Reactions & Responses
Two years old at the time, Noor thoroughly enjoyed the ceremony. “She’s an observer,” said Manbeena. “She loves new things, and she loves being with family. With everybody in the same room hanging out with her, talking to her, giving her attention, reading her her favorite books, feeding her parsad – she was on cloud nine.”
Immediately after the ceremony, Manbeena said she felt relief and accomplishment. “I felt, ‘Finally! Finally, I can braid her hair!’ because I had been saving it for the Kes Gunni. I know that sounds weird. Growing up, I always had my hair in a braid, and when I went to gurdwara or camps, that’s when I would see other girls like me – with their long braids down their backs.

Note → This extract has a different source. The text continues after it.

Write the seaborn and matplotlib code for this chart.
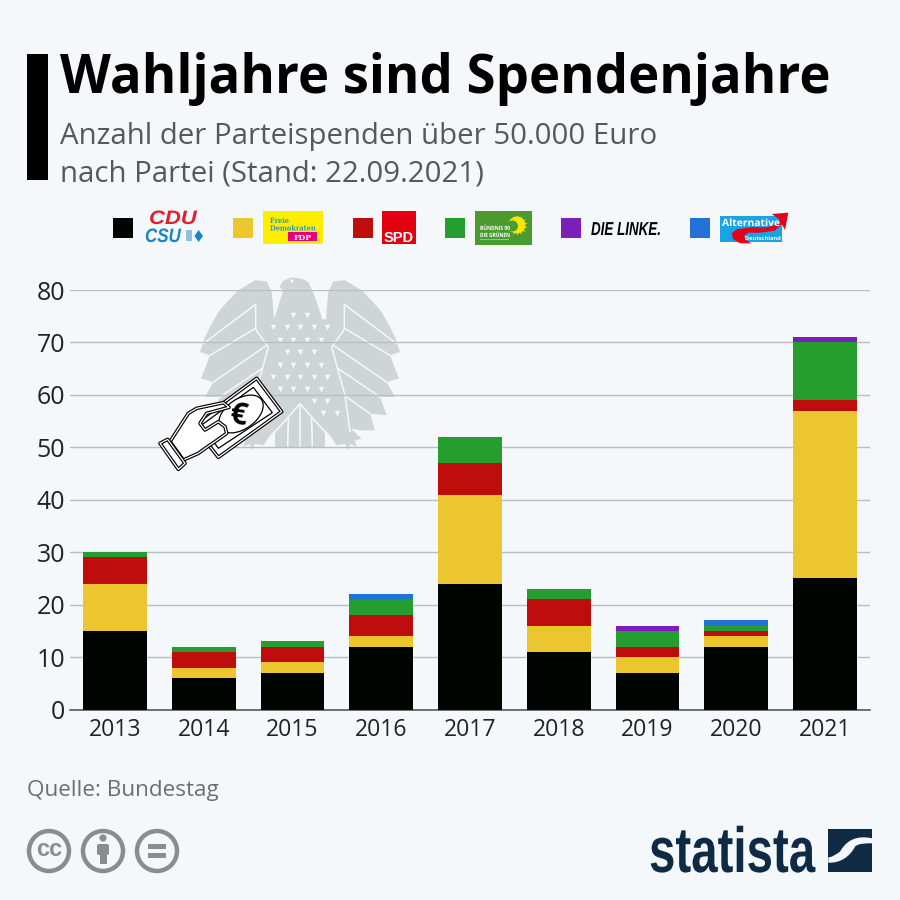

I guess that’s one of the ways I connected my appearance with being a Sikh, carrying this uniform, being a part of this community. And now, finally, my daughter gets to be one of those girls.”
Manbeena believes every parent can celebrate their children in whichever way they wish. The Kes Gunni was just one way she and Gurinder chose to celebrate Noor and their Sikhi. Ultimately, her desire is for this article to encourage more frequent and open talks within families about Sikhi. “I hope our story spurs some conversations in our community about celebrating our girls as much as we do our boys, but also conversations about what Sikhi means to each person. I hope families have dialogue with their kids about their Sikhi, saroop, kes and its significance and role in their lives. Our wish for our own daughter is that she knows that she has the ability to find love, strength, and support within Sikhi. Hopefully, with her Kes Gunni, she’s taking that first step towards understanding that.”
By Lakhpreet Kaur
*Dastar Bandi – While commonly done for boys and Singhs, the Dastar Bandi is also a ceremony open to girls and Kaurs.